DO THIS: Leave out the pictures, and write out exactly the lines from the beginning of the material to the line holding "import * as", that line included, and nothing else.

## start

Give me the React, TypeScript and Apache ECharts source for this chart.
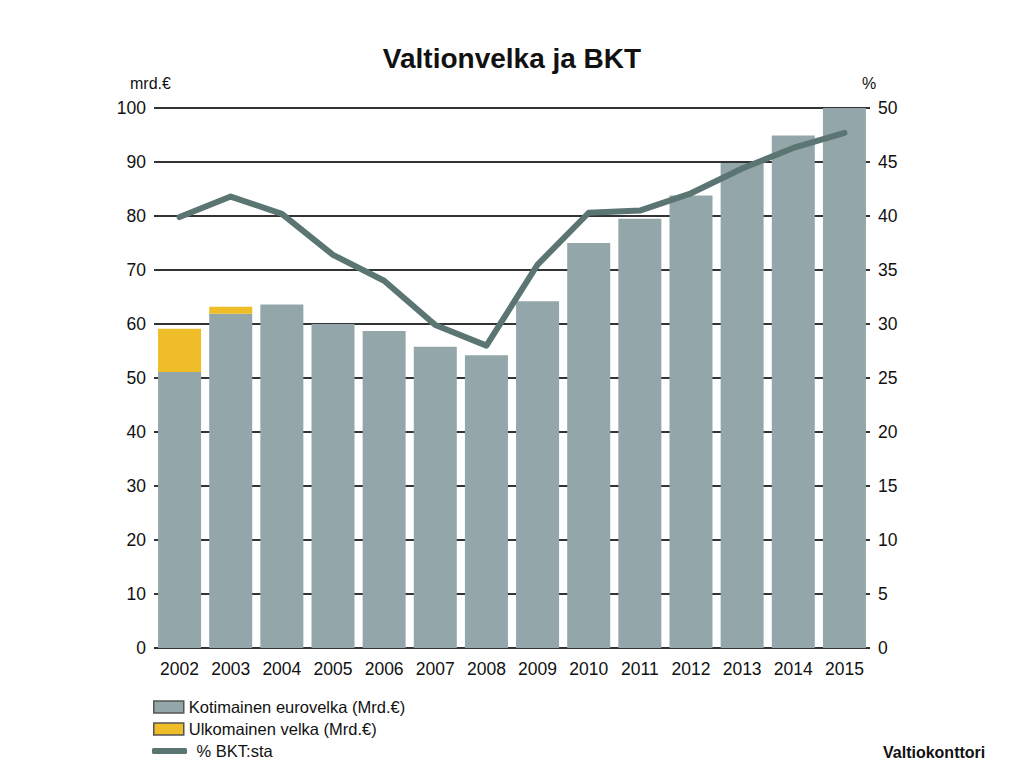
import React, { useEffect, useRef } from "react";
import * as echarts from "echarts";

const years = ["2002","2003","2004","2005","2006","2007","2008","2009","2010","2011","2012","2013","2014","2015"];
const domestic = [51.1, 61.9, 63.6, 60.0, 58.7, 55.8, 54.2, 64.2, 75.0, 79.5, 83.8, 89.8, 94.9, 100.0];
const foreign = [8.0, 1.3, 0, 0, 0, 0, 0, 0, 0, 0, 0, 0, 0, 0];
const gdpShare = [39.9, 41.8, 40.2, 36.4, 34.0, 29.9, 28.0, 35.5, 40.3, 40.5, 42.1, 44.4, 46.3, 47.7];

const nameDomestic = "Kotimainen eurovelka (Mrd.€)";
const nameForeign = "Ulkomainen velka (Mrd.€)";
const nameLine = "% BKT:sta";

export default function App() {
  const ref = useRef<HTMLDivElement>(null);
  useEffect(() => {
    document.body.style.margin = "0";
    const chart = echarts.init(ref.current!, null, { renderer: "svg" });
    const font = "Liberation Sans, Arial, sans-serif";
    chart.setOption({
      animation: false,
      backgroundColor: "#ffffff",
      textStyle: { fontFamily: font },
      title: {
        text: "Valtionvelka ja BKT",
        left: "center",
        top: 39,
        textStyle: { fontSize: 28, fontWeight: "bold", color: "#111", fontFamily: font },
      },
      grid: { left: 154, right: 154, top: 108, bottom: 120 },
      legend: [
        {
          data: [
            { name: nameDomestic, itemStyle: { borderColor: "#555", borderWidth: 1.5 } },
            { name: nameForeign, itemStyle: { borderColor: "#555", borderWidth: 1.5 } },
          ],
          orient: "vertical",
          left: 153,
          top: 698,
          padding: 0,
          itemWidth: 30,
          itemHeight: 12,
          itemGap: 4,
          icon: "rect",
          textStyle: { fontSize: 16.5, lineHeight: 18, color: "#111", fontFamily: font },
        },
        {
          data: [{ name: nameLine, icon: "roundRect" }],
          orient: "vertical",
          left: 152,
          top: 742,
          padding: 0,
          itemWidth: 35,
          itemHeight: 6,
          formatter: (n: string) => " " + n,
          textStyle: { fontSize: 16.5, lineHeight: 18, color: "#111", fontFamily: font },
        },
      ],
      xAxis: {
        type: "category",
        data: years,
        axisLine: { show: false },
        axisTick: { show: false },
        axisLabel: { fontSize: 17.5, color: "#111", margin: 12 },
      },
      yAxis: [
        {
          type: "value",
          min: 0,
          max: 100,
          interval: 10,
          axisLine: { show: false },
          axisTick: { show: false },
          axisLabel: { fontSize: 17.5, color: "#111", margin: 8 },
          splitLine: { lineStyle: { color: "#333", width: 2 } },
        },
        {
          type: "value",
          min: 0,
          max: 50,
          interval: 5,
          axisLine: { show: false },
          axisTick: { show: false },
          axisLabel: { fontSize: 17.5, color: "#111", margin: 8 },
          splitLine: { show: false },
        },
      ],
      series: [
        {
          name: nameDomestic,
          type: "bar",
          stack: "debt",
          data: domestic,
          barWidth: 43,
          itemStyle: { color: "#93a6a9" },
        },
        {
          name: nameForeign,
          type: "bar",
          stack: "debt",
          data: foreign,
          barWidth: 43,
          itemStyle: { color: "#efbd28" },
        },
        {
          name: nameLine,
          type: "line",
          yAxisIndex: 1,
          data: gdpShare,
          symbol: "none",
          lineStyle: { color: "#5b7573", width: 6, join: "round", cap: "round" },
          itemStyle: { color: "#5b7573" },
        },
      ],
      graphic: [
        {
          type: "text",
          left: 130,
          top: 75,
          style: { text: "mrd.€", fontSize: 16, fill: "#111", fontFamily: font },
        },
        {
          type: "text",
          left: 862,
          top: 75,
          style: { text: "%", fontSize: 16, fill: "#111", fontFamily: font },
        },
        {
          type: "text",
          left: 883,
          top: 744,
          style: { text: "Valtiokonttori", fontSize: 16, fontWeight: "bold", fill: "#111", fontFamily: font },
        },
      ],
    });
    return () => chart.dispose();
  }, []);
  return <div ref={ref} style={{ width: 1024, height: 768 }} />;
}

## end

OUTPUT FOR THIS EXERCISE:
Give me the React, TypeScript and Apache ECharts source for this chart.
import React, { useEffect, useRef } from "react";
import * as echarts from "echarts";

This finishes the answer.